GOP candidate seeks distance from Bush

? Rep. Mark Kennedy, a 49-year-old former small-town accountant and businessman, is carrying the hopes of the national Republican Party in one of the few Senate races in the country where the GOP has a chance of gaining a seat.

The voluntary retirement of Sen. Mark Dayton, D-Minn., this year has opened the way for a newcomer, and Dayton’s Democratic-Farmer-Labor Party has given its endorsement to Amy Klobuchar, the two-term elected attorney of Hennepin County (Minneapolis).

In one sense, Kennedy is on familiar ground. After beating the male Democratic incumbent in his first race in 2000, he faced women candidates in both his re-election bids. Despite their spending about $2 million each against him, he won with votes to spare.

Minnesota has become a two-party battleground, with Republicans holding the governorship and the other Senate seat. President Bush lost the state by less than 3 percent of the vote in each of his races.

But now, as Gov. Tim Pawlenty put it in an interview, “the president continues to struggle here,” with approval scores below 40 percent. When I asked Kennedy in an interview if he agreed with the opening words of his profile in the current edition of Congressional Quarterly, the authoritative source on Congress, describing him as “a dedicated conservative and loyal Bush supporter,” he seemed surprised.

“I don’t know if I’d use any of those words to describe me,” he said. And he offered an alternative. “I’d say I’m a common-sense Minnesota conservative informed by the values we care about from a Midwest perspective.”

Kennedy said, “The attack on me is that I’m a lap dog of the president. It’s saying that I don’t think independently, that I don’t have a set of core values that I was raised with and have been living by. To have an organization as reputable as CQ fall into that trap, I just don’t know.”
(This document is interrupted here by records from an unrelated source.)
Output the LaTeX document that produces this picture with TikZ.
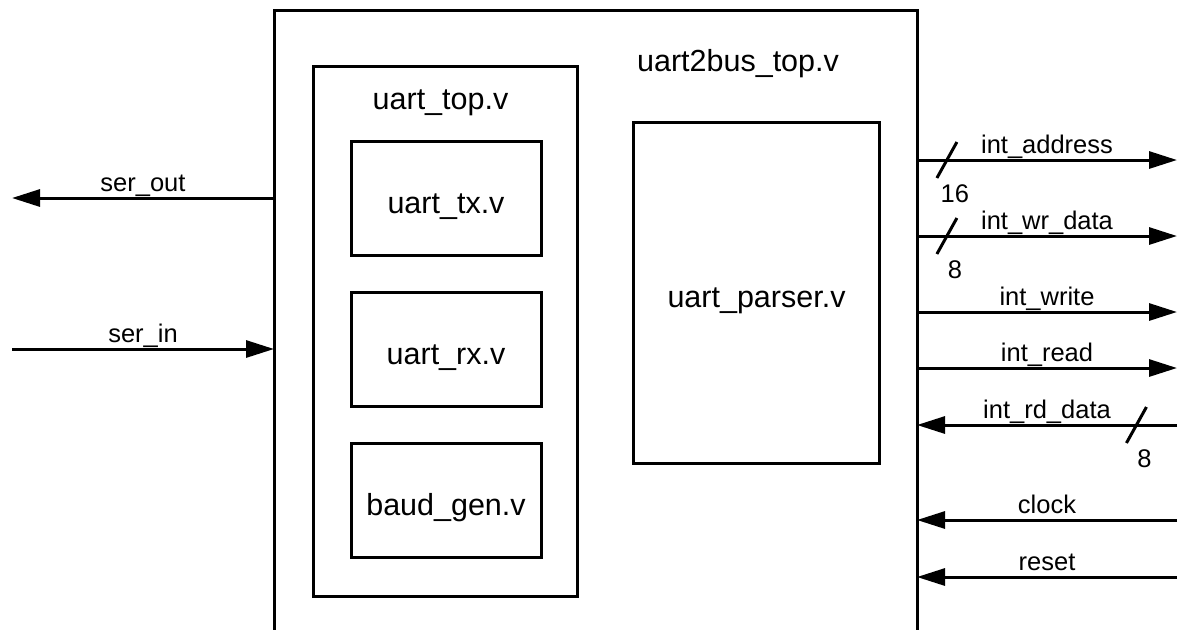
\documentclass[tikz,border=0pt]{standalone}
\usepackage{fontspec}
\setmainfont{Liberation Sans}
\usetikzlibrary{arrows.meta}
\begin{document}
\begin{tikzpicture}[x=0.5pt,y=-0.5pt,
  modbox/.style={draw,line width=1.5pt,minimum width=95pt,minimum height=57pt,
    text height=15pt,text depth=0pt,font=\fontsize{15.25}{18}\selectfont},
  modname/.style={anchor=base,font=\fontsize{15.25}{18}\selectfont},
  sigline/.style={line width=1.5pt,-{Triangle[length=14pt,width=8.5pt]}},
  signame/.style={midway,anchor=base,yshift=3.5pt,font=\fontsize{12.75}{15}\selectfont},
  buswidth/.style={font=\fontsize{12.75}{15}\selectfont}]
\useasboundingbox (0,0) rectangle (1178,629);
% top level block, open at the bottom
\coordinate (topsw) at (274,640);
\coordinate (topnw) at (274,10);
\coordinate (topne) at (917,10);
\coordinate (topse) at (917,640);
\draw[line width=1.5pt] (topsw) -- (topnw) -- (topne) -- (topse);
\node[modname] (topname) at (738,71) {uart2bus\_top.v};
% uart block
\node[draw,line width=1.5pt,minimum width=132pt,minimum height=265pt] (uarttop) at (445.5,331) {};
\node[modname] (uarttopname) at (440.5,109) {uart\_top.v};
\foreach \mname/\mtext/\ypos in {tx/uart\_tx.v/198,rx/uart\_rx.v/349,baud/baud\_gen.v/500}
  {\node[modbox] (\mname) at (446,\ypos) {\mtext};}
\node[modbox,minimum width=123pt,minimum height=170.5pt] (parser) at (756.5,292.5) {uart\_parser.v};
% serial side
\coordinate (serout) at (12,198);
\coordinate (serin) at (12,349);
\draw[sigline] (topnw |- serout) -- (serout) node[signame]{ser\_out};
\draw[sigline] (serin) -- (topnw |- serin) node[signame]{ser\_in};
% bus side
\foreach \sname/\stext/\ypos in {adr/int\_address/160,wrd/int\_wr\_data/236,wr/int\_write/312,rd/int\_read/368}
  {\coordinate (\sname) at (1177,\ypos);
   \draw[sigline] (topne |- \sname) -- coordinate[pos=0.115] (\sname-slash) (\sname) node[signame]{\stext};}
\foreach \sname/\stext/\ypos in {rdd/int\_rd\_data/425,clk/clock/520,rst/reset/577}
  {\coordinate (\sname) at (1177,\ypos);
   \draw[sigline] (\sname) -- coordinate[pos=0.156] (\sname-slash) (topne |- \sname) node[signame]{\stext};}
% bus widths
\foreach \sname/\bits in {adr/16,wrd/8,rdd/8}
  {\draw[line width=1.5pt] ([shift={(-10,18)}]\sname-slash) -- ([shift={(10,-18)}]\sname-slash);
   \node[buswidth] (\sname-bits) at ([shift={(8,34)}]\sname-slash) {\bits};}
\end{tikzpicture}
\end{document}
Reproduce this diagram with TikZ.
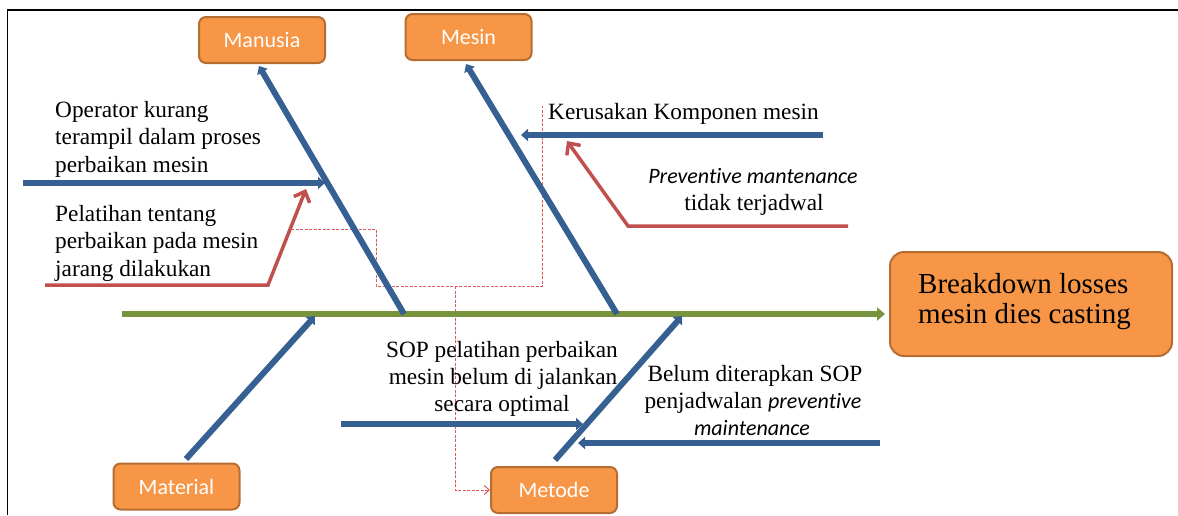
\documentclass[tikz,border=0pt]{standalone}
\usepackage{fontspec}
\setmainfont{Liberation Serif}
\newfontfamily\carl[Ligatures=NoCommon]{Carlito}
\usetikzlibrary{arrows.meta}
\definecolor{bonebl}{HTML}{376092}
\definecolor{spinegr}{HTML}{77933C}
\definecolor{causered}{HTML}{C0504D}
\definecolor{dashred}{HTML}{E0585A}
\definecolor{boxor}{HTML}{F79646}
\definecolor{boxedge}{HTML}{B66D31}
\tikzset{
  catbox/.style={draw=boxedge, line width=2pt, fill=boxor, rounded corners=7pt,
    minimum width=126pt, minimum height=46pt, inner sep=0pt, text=white,
    font=\carl\fontsize{22}{26}\selectfont},
  effbox/.style={draw=boxedge, line width=2pt, fill=boxor, rounded corners=14pt,
    minimum width=282pt, minimum height=104pt, inner sep=0pt},
  bone/.style={draw=bonebl, line width=6pt, -{Triangle[length=7pt,width=12pt]}},
  spineln/.style={draw=spinegr, line width=6pt, -{Triangle[length=8pt,width=13pt]}},
  redarrow/.style={draw=causered, line width=3.5pt, line join=miter,
    -{Straight Barb[length=9pt,width=17pt]}},
  dashln/.style={draw=dashred, line width=1pt, dash pattern=on 3pt off 1.5pt},
  txt/.style={inner sep=0pt, font=\fontsize{23.3}{28}\selectfont},
  bigtxt/.style={inner sep=0pt, font=\fontsize{29}{30}\selectfont},
}
\begin{document}
\begin{tikzpicture}[x=1pt,y=-1pt]
\useasboundingbox (0,0) rectangle (1178,515);
% frame
\draw[line width=1.8pt] (7.5,515) -- (7.5,10) -- (1178,10);

% category boxes
\node[catbox] (manusia) at (262,40) {Manusia};
\node[catbox] (mesin) at (468.5,37) {Mesin};
\node[catbox] (material) at (176.5,486.5) {Material};
\node[catbox] (metode) at (554,490) {Metode};
\node[effbox] (effect) at (1031,304) {};
\node[bigtxt, anchor=base west] (eff1) at (918,293) {Breakdown losses};
\node[bigtxt, anchor=base west] (eff2) at (918,323) {mesin dies casting};

% coordinates
\coordinate (s0) at (122,314);
\coordinate (s1) at (885,314);
\coordinate (manB) at (404,314);
\coordinate (manT) at (259,66);
\coordinate (mesB) at (617,314);
\coordinate (mesT) at (466,64);
\coordinate (matB) at (186,459);
\coordinate (matT) at (315,316);
\coordinate (metB) at (555,460);
\coordinate (metT) at (682,316);
\coordinate (sb1a) at (23,183);
\coordinate (sb1b) at (325,183);
\coordinate (sb2a) at (823,135);
\coordinate (sb2b) at (521,135);
\coordinate (sb3a) at (341,424);
\coordinate (sb3b) at (583,424);
\coordinate (sb4a) at (880,443);
\coordinate (sb4b) at (578,443);
\coordinate (r1a) at (45,285);
\coordinate (r1b) at (268,285);
\coordinate (r1c) at (306,189);
\coordinate (r2a) at (848,226);
\coordinate (r2b) at (628,226);
\coordinate (r2c) at (567,141);
\coordinate (d0) at (291,229);
\coordinate (d1) at (376,229);
\coordinate (d2) at (376,286);
\coordinate (d3) at (542,286);
\coordinate (d4) at (542,106);
\coordinate (d5) at (455,286);
\coordinate (d6) at (455,490);

% dashed red path
\draw[dashln] (d0) -- (d1) -- (d2) -- (d3) -- (d4);
\draw[dashln, -{Straight Barb[length=5pt,width=9pt]}] (d5) -- (d6) -- (metode.west);

% spine
\draw[spineln] (s0) -- (s1);

% main bones
\draw[bone] (manB) -- (manT);
\draw[bone] (mesB) -- (mesT);
\draw[bone] (matB) -- (matT);
\draw[bone] (metB) -- (metT);

% sub bones
\draw[bone] (sb1a) -- (sb1b);
\draw[bone] (sb2a) -- (sb2b);
\draw[bone] (sb3a) -- (sb3b);
\draw[bone] (sb4a) -- (sb4b);

% red cause arrows
\draw[redarrow] (r1a) -- (r1b) -- (r1c);
\draw[redarrow] (r2a) -- (r2b) -- (r2c);

% texts
\node[txt, anchor=base west] (op1) at (55,117) {Operator kurang};
\node[txt, anchor=base west] (op2) at (55,144) {terampil dalam proses};
\node[txt, anchor=base west] (op3) at (55,172) {perbaikan mesin};

\node[txt, anchor=base west] (pl1) at (55,221) {Pelatihan tentang};
\node[txt, anchor=base west] (pl2) at (55,248) {perbaikan pada mesin};
\node[txt, anchor=base west] (pl3) at (55,276) {jarang dilakukan};

\node[txt, anchor=base west] (kr1) at (548,119) {Kerusakan Komponen mesin};

\node[txt, anchor=base] (pm1) at (753,183) {{\carl\itshape\fontsize{22}{26}\selectfont Preventive mantenance}};
\node[txt, anchor=base] (pm2) at (754,210) {tidak terjadwal};

\node[txt, anchor=base] (sop1) at (502,357) {SOP pelatihan perbaikan};
\node[txt, anchor=base] (sop2) at (503,384) {mesin belum di jalankan};
\node[txt, anchor=base] (sop3) at (502,411) {secara optimal};

\node[txt, anchor=base] (bl1) at (755,381) {Belum diterapkan SOP};
\node[txt, anchor=base] (bl2) at (753,408) {penjadwalan {\carl\itshape\fontsize{22}{26}\selectfont preventive}};
\node[txt, anchor=base] (bl3) at (752,435) {{\carl\itshape\fontsize{22}{26}\selectfont maintenance}};
\end{tikzpicture}
\end{document}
But in an interview here, Klobuchar said, “He supports the president’s position 97 percent of the time.” CQ did score Kennedy as voting in agreement with Bush’s wishes on 98 percent of the roll calls in 2003 and 97 percent in 2004, before dropping to 87 percent last year, as he began to prepare for the Senate race.

Kennedy points out that even as a freshman in 2001, he opposed the president by voting against oil drilling in the Arctic National Wildlife Refuge and against the creation of the No Child Left Behind education program.

Klobuchar dismisses those as easy votes for any Minnesota politician responsive to local opinion. But Kennedy says he is genuinely bipartisan in approach and cites “at least 15” issues on which he has teamed with Democrats to work for passage, such as environmental protection and a program to make it easier for scientists to become teachers.

Kennedy’s struggle to prove his independence is typical for Republicans running in competitive races from New Jersey to Washington state, as Bush’s ratings have sunk. And this race is clearly a challenge for the GOP. Klobuchar’s political base in this population center of the state has given her more media exposure in her six years than Kennedy has gained from his work on the Agriculture and Transportation Committees from his suburban-rural House seat in a similar period.

Klobuchar’s record of criminal prosecutions and consumer advocacy was strong enough that she ran unopposed for re-election. The Klobuchar name is further enhanced by her father, a longtime favorite local sports columnist now retired but on the speaking circuit for his daughter.

Klobuchar faces nominal opposition in a September primary from an underfinanced advocate of immediate pullout from Iraq. She says she opposed the war from the beginning but now supports the view taken by most Senate Democrats that a pullout should begin this year, but no deadline should be set for completing it.

Kennedy says that he believes Iraq is “important to winning the war on terror and my opponent wants to pull the troops out without regard to the commanders in the field and without achieving the milestones” marking the road to victory.

They have similarly sharp differences on taxes and health care. But the biggest question, as both of them see it, is who can capture the “change vote.” Kennedy says, “Clearly, there is a frustration with what is going on in Washington. The spending and the partisanship is a big part of it. But I have a track record to talk about. I work in this institution the way Minnesotans would want.”

Klobuchar says that won’t wash. Her slogan is simple. “He’s followed the Lone Star. I’ll follow the North Star.”